U.S. Court of Appeals for the Second Circuit, 2010

Dowo v. Holder

Dowo v. Holder
U.S. Court of Appeals for the Second Circuit · Decided March 5, 2010 · Calabresi, Katzmann, Hall
368 F. App'x 258

Dowo v. Holder

Opinion

SUMMARY ORDER

Petitioner Macaire Konan Dowo, a native and citizen of the Ivory Coast, seeks review of a May 19, 2009, order of the BIA affirming the July 23, 2007, decision of Immigration Judge Noel Anne Ferris, denying his application for asylum, withholding of removal, and relief under the Con *259 vention Against Torture (“CAT”). In re Macaire Konan Dowo, No. A098 480 466 (B.I.A. May 19, 2009), aff'g No. A098 480 466 (Immig. Ct. N.Y. City July 23, 2007). We assume the parties’ familiarity with the underlying facts and procedural history in this case.
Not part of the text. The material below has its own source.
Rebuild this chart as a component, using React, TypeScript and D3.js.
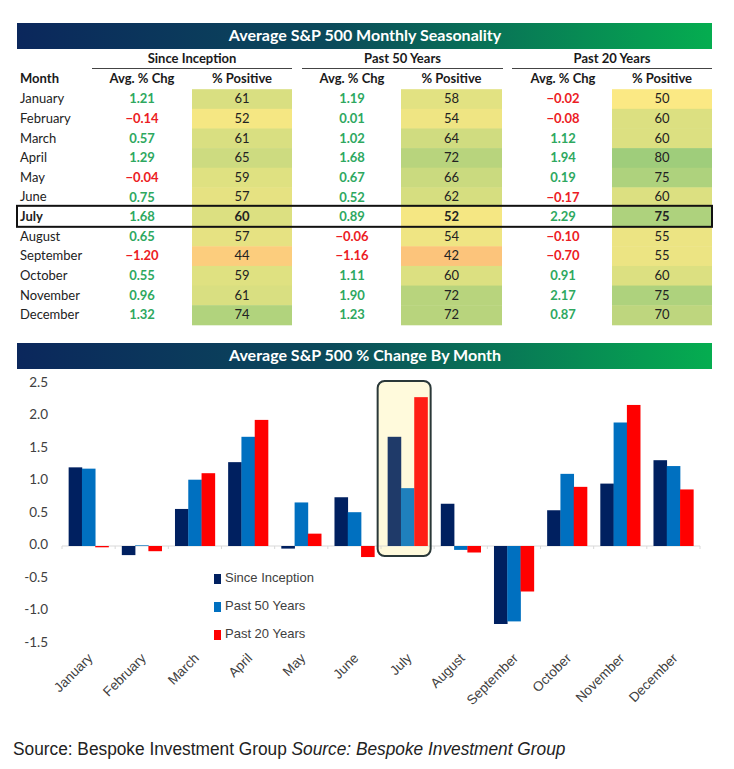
import React from 'react';
import * as d3 from 'd3';

const months = ['January', 'February', 'March', 'April', 'May', 'June', 'July', 'August', 'September', 'October', 'November', 'December'];
const sinceAvg = [1.21, -0.14, 0.57, 1.29, -0.04, 0.75, 1.68, 0.65, -1.20, 0.55, 0.96, 1.32];
const sincePos = [61, 52, 61, 65, 59, 57, 60, 57, 44, 59, 61, 74];
const past50Avg = [1.19, 0.01, 1.02, 1.68, 0.67, 0.52, 0.89, -0.06, -1.16, 1.11, 1.90, 1.23];
const past50Pos = [58, 54, 64, 72, 66, 62, 52, 54, 42, 60, 72, 72];
const past20Avg = [-0.02, -0.08, 1.12, 1.94, 0.19, -0.17, 2.29, -0.10, -0.70, 0.91, 2.17, 0.87];
const past20Pos = [50, 60, 60, 80, 75, 60, 75, 55, 55, 60, 75, 70];
const groupNames = ['Since Inception', 'Past 50 Years', 'Past 20 Years'];
const yTicks = [2.5, 2.0, 1.5, 1.0, 0.5, 0.0, -0.5, -1.0, -1.5];
const highlightMonth = 'July';

const W = 734;
const H = 769;
const tableFont = 'Lato, "Open Sans", sans-serif';
const narrowFont = '"Liberation Sans Narrow", "Arial Narrow", "Liberation Sans", sans-serif';
const green = '#2ea85f';
const red = '#ec1c24';
const seriesColours = ['#002060', '#0070c0', '#ff0000'];

const heat = d3.scaleLinear<string>()
    .domain([42, 50, 80])
    .range(['#fcc47b', '#fbe984', '#9fcd7b']);

// table geometry
const rowY = d3.scalePoint().domain(months).range([99, 315]);
const rowH = 19.6;
const groupCols = [
    { line: [92, 292], avgX: 142, posX: [192, 292] },
    { line: [302, 503], avgX: 352, posX: [401, 502] },
    { line: [512, 712], avgX: 563, posX: [612, 712] },
];

// chart geometry
const y = d3.scaleLinear().domain([0, 2.5]).range([546, 383.5]);
const x = d3.scaleBand().domain(months).range([62, 700]).paddingInner(0.25).paddingOuter(0.125);
const xs = d3.scaleBand().domain(['0', '1', '2']).range([0, x.bandwidth()]);

function TitleBar({ y0, h, text, id }: { y0: number, h: number, text: string, id: string }) {
    return (
        <g>
            <rect x={17} y={y0} width={695} height={h} fill={`url(#${id})`} />
            <text x={365} y={y0 + h / 2 + 1} textAnchor="middle" dominantBaseline="middle"
                fill="#fff" fontFamily={tableFont} fontWeight={700} fontSize={16}>{text}</text>
        </g>
    );
}

export default function App() {
    const avgs = [sinceAvg, past50Avg, past20Avg];
    const poss = [sincePos, past50Pos, past20Pos];
    const fmt = d3.format('.2f');
    const hx = x(highlightMonth)!;

    return (
        <svg width={W} height={H} viewBox={`0 0 ${W} ${H}`}
            style={{ position: 'absolute', left: 0, top: 0, background: '#fff' }}>
            <defs>
                {['g1', 'g2'].map(id => (
                    <linearGradient key={id} id={id} x1="0" x2="1" y1="0" y2="0">
                        <stop offset="0" stopColor="#0b275c" />
                        <stop offset="0.45" stopColor="#0b4a5b" />
                        <stop offset="1" stopColor="#05ad50" />
                    </linearGradient>
                ))}
            </defs>

            <TitleBar y0={23} h={26} text="Average S&P 500 Monthly Seasonality" id="g1" />

            {/* group headers */}
            {groupCols.map((g, i) => (
                <g key={i}>
                    <text x={(g.line[0] + g.line[1]) / 2} y={60} textAnchor="middle" dominantBaseline="middle"
                        fontFamily={tableFont} fontWeight={700} fontSize={13} fill="#1a1a1a">{groupNames[i]}</text>
                    <line x1={g.line[0]} x2={g.line[1]} y1={68.5} y2={68.5} stroke="#444" strokeWidth={1} />
                    <text x={g.avgX} y={80} textAnchor="middle" dominantBaseline="middle"
                        fontFamily={tableFont} fontWeight={700} fontSize={13} fill="#1a1a1a">Avg. % Chg</text>
                    <text x={(g.posX[0] + g.posX[1]) / 2} y={80} textAnchor="middle" dominantBaseline="middle"
                        fontFamily={tableFont} fontWeight={700} fontSize={13} fill="#1a1a1a">% Positive</text>
                </g>
            ))}
            <text x={20} y={80} dominantBaseline="middle" fontFamily={tableFont} fontWeight={700} fontSize={13} fill="#1a1a1a">Month</text>

            {/* heat cells */}
            {groupCols.map((g, i) => months.map((m, j) => (
                <rect key={`c${i}-${j}`} x={g.posX[0]} y={rowY(m)! - rowH / 2} width={g.posX[1] - g.posX[0]} height={rowH + 0.5}
                    fill={heat(poss[i][j])} />
            )))}

            {/* rows */}
            {months.map((m, j) => {
                const bold = m === highlightMonth ? 700 : 400;
                const cy = rowY(m)! + 1;
                return (
                    <g key={m} fontFamily={tableFont} fontSize={13}>
                        <text x={20} y={cy} dominantBaseline="middle" fill="#222" fontWeight={bold}>{m}</text>
                        {groupCols.map((g, i) => (
                            <g key={i}>
                                <text x={g.avgX} y={cy} textAnchor="middle" dominantBaseline="middle" fontWeight={700}
                                    fill={avgs[i][j] < 0 ? red : green}>{fmt(avgs[i][j])}</text>
                                <text x={(g.posX[0] + g.posX[1]) / 2} y={cy} textAnchor="middle" dominantBaseline="middle"
                                    fontWeight={bold} fill="#222">{poss[i][j]}</text>
                            </g>
                        ))}
                    </g>
                );
            })}
            <rect x={17} y={rowY(highlightMonth)! - 11} width={695} height={21} fill="none" stroke="#111" strokeWidth={2} />

            <TitleBar y0={343} h={26} text="Average S&P 500 % Change By Month" id="g2" />

            {/* highlight box behind bars */}
            <rect x={hx - 10} y={381} width={53} height={175} rx={7} fill="#fffbe3" />

            {/* y axis labels */}
            {yTicks.map(t => (
                <text key={t} x={48} y={y(t)} textAnchor="end" dominantBaseline="middle"
                    fontFamily={tableFont} fontSize={13.5} fill="#404040">{t.toFixed(1)}</text>
            ))}

            {/* zero line with ticks */}
            <line x1={62} x2={700} y1={y(0)} y2={y(0)} stroke="#d9d9d9" strokeWidth={1} />
            {d3.range(13).map(i => {
                const tx = 62 + i * x.step();
                return <line key={i} x1={tx} x2={tx} y1={y(0)} y2={y(0) + 3} stroke="#d9d9d9" />;
            })}

            {/* bars */}
            {months.map((m, j) => (
                <g key={m} transform={`translate(${x(m)},0)`}>
                    {avgs.map((s, i) => (
                        <rect key={i} x={xs(String(i))} width={xs.bandwidth() + 0.3}
                            y={Math.min(y(s[j]), y(0))} height={Math.abs(y(s[j]) - y(0))}
                            fill={seriesColours[i]} />
                    ))}
                </g>
            ))}

            {/* highlight box outline */}
            <rect x={hx - 10} y={381} width={53} height={175} rx={7} fill="#fff6b0" fillOpacity={0.12}
                stroke="#2a3838" strokeWidth={2} />

            {/* x labels */}
            {months.map(m => (
                <text key={m} transform={`translate(${x(m)! + x.bandwidth() / 2 + 5},659) rotate(-45)`}
                    textAnchor="end" fontFamily={narrowFont} fontSize={13.5} fill="#404040">{m}</text>
            ))}

            {/* legend */}
            {groupNames.map((n, i) => (
                <g key={n} transform={`translate(214,${579 + i * 28})`}>
                    <rect x={0} y={-5} width={7} height={10} fill={seriesColours[i]} />
                    <text x={11} y={0} dominantBaseline="middle" fontFamily={narrowFont} fontSize={13} fill="#404040">{n}</text>
                </g>
            ))}

            {/* source */}
            <g transform="translate(13,755) scale(0.91,1)">
                <text x={0} y={0} fontFamily={narrowFont} fontSize={19} fill="#222">
                    Source: Bespoke Investment Group <tspan fontStyle="italic">Source: Bespoke Investment Group</tspan>
                </text>
            </g>
        </svg>
    );
}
Under the circumstances of this case, we review the decision of the IJ as supplemented by the BIA. See Yan Chen v. Gonzales, 417 F.3d 268, 271 (2d Cir. 2005). The applicable standards of review are well-established. See 8 U.S.C. § 1252(b)(4)(B); see also Chuilu Liu v. Holder, 575 F.3d 193, 196 (2d Cir. 2009).
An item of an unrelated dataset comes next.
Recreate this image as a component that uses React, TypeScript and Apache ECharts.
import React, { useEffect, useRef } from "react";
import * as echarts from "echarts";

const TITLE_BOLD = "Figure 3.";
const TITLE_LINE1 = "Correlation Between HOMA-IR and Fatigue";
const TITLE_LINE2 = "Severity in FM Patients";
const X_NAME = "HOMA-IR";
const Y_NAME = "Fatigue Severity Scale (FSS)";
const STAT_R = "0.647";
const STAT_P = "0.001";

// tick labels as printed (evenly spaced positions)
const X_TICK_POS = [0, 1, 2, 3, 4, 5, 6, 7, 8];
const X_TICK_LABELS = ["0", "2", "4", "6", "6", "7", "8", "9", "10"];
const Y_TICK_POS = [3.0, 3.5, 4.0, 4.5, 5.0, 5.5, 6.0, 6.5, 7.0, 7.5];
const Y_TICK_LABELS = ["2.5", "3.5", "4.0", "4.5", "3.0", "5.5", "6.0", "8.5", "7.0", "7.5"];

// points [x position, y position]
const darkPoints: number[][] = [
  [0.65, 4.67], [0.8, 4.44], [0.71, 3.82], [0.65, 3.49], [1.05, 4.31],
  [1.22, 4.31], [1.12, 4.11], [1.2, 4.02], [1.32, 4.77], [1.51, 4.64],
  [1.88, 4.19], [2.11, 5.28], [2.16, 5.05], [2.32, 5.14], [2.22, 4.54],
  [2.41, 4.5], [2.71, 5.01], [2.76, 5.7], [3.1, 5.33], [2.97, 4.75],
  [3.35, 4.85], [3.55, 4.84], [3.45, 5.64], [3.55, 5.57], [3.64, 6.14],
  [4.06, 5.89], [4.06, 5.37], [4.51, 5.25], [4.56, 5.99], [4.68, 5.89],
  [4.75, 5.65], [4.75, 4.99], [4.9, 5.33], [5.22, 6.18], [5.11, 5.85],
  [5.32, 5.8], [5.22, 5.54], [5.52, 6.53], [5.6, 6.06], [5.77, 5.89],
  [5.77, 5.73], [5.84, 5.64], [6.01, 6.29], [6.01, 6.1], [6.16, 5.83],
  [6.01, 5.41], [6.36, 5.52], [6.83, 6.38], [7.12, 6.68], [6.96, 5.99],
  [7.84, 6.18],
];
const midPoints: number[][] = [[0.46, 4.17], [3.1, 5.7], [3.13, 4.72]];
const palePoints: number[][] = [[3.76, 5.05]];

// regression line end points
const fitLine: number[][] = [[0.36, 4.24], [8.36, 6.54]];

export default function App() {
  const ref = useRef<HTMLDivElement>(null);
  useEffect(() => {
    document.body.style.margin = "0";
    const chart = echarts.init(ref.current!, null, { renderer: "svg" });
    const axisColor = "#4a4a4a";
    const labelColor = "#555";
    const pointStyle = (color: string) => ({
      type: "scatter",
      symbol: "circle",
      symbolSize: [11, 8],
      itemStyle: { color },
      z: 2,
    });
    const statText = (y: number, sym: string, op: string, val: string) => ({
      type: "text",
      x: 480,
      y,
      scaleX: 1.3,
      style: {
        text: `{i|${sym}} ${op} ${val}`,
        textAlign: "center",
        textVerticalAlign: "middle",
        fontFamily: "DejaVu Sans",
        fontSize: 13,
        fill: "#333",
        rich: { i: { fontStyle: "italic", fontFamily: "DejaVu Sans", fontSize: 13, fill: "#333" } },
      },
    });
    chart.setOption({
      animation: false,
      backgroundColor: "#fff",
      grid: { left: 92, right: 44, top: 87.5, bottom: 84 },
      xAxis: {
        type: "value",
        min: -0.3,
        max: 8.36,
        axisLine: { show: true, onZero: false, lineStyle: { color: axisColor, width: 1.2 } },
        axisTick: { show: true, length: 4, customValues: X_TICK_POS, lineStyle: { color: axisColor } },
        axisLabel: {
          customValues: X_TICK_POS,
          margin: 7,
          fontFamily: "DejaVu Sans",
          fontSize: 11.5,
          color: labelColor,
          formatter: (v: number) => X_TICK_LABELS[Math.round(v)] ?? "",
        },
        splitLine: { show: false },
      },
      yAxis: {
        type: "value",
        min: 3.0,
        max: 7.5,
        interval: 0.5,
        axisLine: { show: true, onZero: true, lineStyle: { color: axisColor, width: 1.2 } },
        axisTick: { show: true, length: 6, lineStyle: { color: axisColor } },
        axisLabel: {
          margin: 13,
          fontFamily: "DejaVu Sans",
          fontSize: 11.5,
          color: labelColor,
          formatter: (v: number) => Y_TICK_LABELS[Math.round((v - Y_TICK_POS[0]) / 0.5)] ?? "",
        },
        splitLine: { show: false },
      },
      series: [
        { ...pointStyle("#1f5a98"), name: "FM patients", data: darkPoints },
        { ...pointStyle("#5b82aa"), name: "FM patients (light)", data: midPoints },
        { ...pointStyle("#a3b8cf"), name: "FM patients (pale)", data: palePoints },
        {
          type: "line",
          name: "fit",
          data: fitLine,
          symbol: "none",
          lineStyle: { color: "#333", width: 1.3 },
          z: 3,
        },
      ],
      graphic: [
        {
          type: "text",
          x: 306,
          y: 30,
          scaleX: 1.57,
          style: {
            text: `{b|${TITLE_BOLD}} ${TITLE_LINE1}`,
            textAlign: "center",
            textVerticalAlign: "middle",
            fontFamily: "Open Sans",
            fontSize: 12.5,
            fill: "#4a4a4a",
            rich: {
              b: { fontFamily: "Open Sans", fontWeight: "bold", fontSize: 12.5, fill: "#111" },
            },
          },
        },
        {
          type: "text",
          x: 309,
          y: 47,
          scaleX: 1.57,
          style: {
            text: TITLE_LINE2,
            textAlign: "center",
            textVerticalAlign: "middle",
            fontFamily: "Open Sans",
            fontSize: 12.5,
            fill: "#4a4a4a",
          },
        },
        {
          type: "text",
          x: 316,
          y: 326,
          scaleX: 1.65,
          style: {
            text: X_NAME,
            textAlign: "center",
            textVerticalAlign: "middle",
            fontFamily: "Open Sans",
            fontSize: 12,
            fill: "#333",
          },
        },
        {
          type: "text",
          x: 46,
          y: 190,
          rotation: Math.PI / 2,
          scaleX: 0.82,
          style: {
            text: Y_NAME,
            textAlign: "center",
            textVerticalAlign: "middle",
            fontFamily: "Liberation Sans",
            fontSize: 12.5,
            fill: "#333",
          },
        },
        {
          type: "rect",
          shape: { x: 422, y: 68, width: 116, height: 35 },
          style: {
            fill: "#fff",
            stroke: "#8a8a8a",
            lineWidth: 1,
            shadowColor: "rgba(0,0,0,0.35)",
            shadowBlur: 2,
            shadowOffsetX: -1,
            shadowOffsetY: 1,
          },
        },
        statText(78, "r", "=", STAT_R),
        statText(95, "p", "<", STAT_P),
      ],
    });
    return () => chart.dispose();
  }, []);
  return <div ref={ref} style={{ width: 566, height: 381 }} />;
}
Substantial evidence supports the agency’s determination that Dowo failed to meet his burden of proof. The IJ did not make an adverse credibility determination. Nevertheless, she reasonably found that Dowo’s testimony alone was insufficient to support his claim. See Diallo v. INS, 232 F.3d 279, 285-86, 290 (2d Cir. 2000); Chuilu Liu, 575 F.3d at 196-99. Indeed, although Dowo based his claim on his purported membership in the political party PDCI, 1 the IJ noted that he failed to provide witnesses or other evidence corroborating his membership in that party. In finding that Dowo failed to meet his burden, the IJ reasonably relied on the absence of such evidence, particularly because she gave him ample opportunity to present it. See Chuilu Liu, 575 F.3d at 198.
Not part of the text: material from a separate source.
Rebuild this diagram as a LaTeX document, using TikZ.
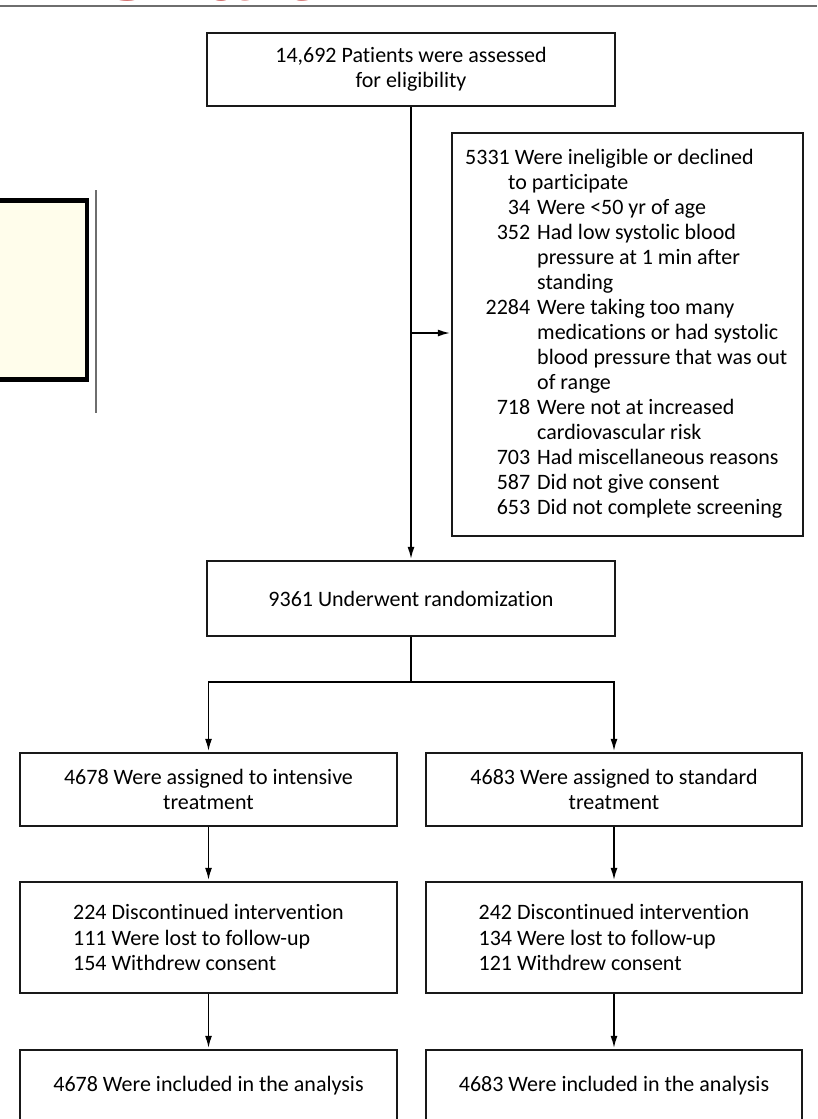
\documentclass[tikz,border=0pt]{standalone}
\usepackage{fontspec}
\setmainfont{Carlito}[Ligatures=NoCommon]
\newfontfamily\titlefont{Liberation Sans}
\usetikzlibrary{arrows.meta}
\definecolor{titlered}{RGB}{200,80,78}
\definecolor{noteyellow}{RGB}{255,253,235}
\definecolor{rulegray}{RGB}{110,110,110}
\newcommand\boxfont{\fontsize{22}{25.3}\selectfont}
\newcommand\exfont{\fontsize{22}{25.07}\selectfont}
\begin{document}
\begin{tikzpicture}[x=1pt,y=-1pt,
  flowbox/.style={draw=black!90, line width=1.4pt, inner sep=0pt, align=center, font=\boxfont, fill=white},
  flowlist/.style={flowbox, align=left},
  arr/.style={line width=1.4pt, -{Latex[length=12pt,width=7pt]}, shorten >=1.5pt},
  conn/.style={line width=1.4pt},
  exline/.style={anchor=base west, inner sep=0pt, font=\exfont},
]
\useasboundingbox (0,0) rectangle (817,1119);
\clip (0,0) rectangle (817,1119);

% clipped title and rule
\node[font=\titlefont\bfseries\fontsize{83}{90}\selectfont, text=titlered, anchor=base east, inner sep=0pt] (title) at (312,0) {Flow Chart};
\draw[rulegray, line width=1.6pt] (0,6) -- (817,6);

% side note box and rule
\draw[line width=4.5pt, fill=noteyellow] (-10,200.5) rectangle (87,379.5);
\draw[rulegray, line width=1.3pt] (96,190) -- (96,413);

% main boxes
\node[flowbox, minimum width=408pt, minimum height=73pt] (top) at (411,69.5) {14,692 Patients were assessed\\for eligibility};
\node[draw=black!90, line width=1.4pt, minimum width=351pt, minimum height=403pt, inner sep=0pt] (excl) at (627.5,334.5) {};

\node[exline] (ex1) at (465,164) {5331 Were ineligible or declined};
\node[exline] (ex2) at (508,189.07) {to participate};
\node[exline] (ex3) at (537,214.14) {\llap{34\hspace{7pt}}Were <50 yr of age};
\node[exline] (ex4) at (537,239.21) {\llap{352\hspace{7pt}}Had low systolic blood};
\node[exline] (ex5) at (537,264.28) {pressure at 1 min after};
\node[exline] (ex6) at (537,289.35) {standing};
\node[exline] (ex7) at (537,314.42) {\llap{2284\hspace{7pt}}Were taking too many};
\node[exline] (ex8) at (537,339.49) {medications or had systolic};
\node[exline] (ex9) at (537,364.56) {blood pressure that was out};
\node[exline] (ex10) at (537,389.63) {of range};
\node[exline] (ex11) at (537,414.70) {\llap{718\hspace{7pt}}Were not at increased};
\node[exline] (ex12) at (537,439.77) {cardiovascular risk};
\node[exline] (ex13) at (537,464.84) {\llap{703\hspace{7pt}}Had miscellaneous reasons};
\node[exline] (ex14) at (537,489.91) {\llap{587\hspace{7pt}}Did not give consent};
\node[exline] (ex15) at (537,514.98) {\llap{653\hspace{7pt}}Did not complete screening};

\node[flowbox, minimum width=408pt, minimum height=75pt] (rand) at (411,598.5) {9361 Underwent randomization};

\node[flowbox, minimum width=377pt, minimum height=73pt] (a1) at (208.5,789.5) {4678 Were assigned to intensive\\treatment};
\node[flowbox, minimum width=376pt, minimum height=73pt] (a2) at (614,789.5) {4683 Were assigned to standard\\treatment};

\node[flowlist, minimum width=377pt, minimum height=111pt] (d1) at (208.5,937.5) {224 Discontinued intervention\\111 Were lost to follow-up\\154 Withdrew consent};
\node[flowlist, minimum width=376pt, minimum height=111pt] (d2) at (614,937.5) {242 Discontinued intervention\\134 Were lost to follow-up\\121 Withdrew consent};

\node[flowbox, minimum width=377pt, minimum height=72pt] (i1) at (208.5,1086) {4678 Were included in the analysis};
\node[flowbox, minimum width=376pt, minimum height=72pt] (i2) at (614,1086) {4683 Were included in the analysis};

% connectors
\draw[arr] (top.south) -- (rand.north);
\coordinate (br) at (411,333);
\draw[arr] (br) -- (br -| excl.west);
\coordinate (split) at (411,682);
\draw[conn] (rand.south) -- (split);
\draw[arr] (split) -| (a1.north);
\draw[arr] (split) -| (a2.north);
\draw[arr] (a1.south) -- (d1.north);
\draw[arr] (a2.south) -- (d2.north);
\draw[arr] (d1.south) -- (i1.north);
\draw[arr] (d2.south) -- (i2.north);
\end{tikzpicture}
\end{document}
With respect to the evidence Dowo did submit, the IJ did not err in declining to afford it probative weight. See Diallo, 232 F.3d at 285-86, 290. The IJ identified several discrepancies between Dowo’s testimony and his medical records. Moreover, Dowo admitted to altering one of his PDCI membership cards and the other card contained conflicting dates and lacked detailed information. No reasonable fact finder would credit Dowo’s explanations for these deficiencies. See Majidi v. Gonzales, 430 F.3d 77, 80-81 (2d Cir. 2005).

Because Dowo failed to establish his eligibility for asylum, and his withholding of removal claim was based on the same factual predicate, his withholding of removal claim necessarily fails. See Paul v. Gonzales, 444 F.3d 148, 156 (2d Cir. 2006). Contrary to Dowo’s assertions, the IJ conducted a separate inquiry regarding his eligibility for CAT relief, and nothing compels us to disturb the IJ’s determination that he was not eligible. See Khouzam v. Ashcroft, 361 F.3d 161, 169 (2d Cir. 2004).

For the foregoing reasons, the petition for review is DENIED. As we have completed our review, any stay of removal that the Court previously granted in this petition is VACATED, and any pending motion for a stay of removal in this petition is DISMISSED as moot. Any pending request for oral argument in this petition is DENIED in accordance with Federal Rule of Appellate Procedure 34(a)(2), and Second Circuit Local Rule 34.1(b).

1

. Dowo waives any claim based on his ethnic-iiy.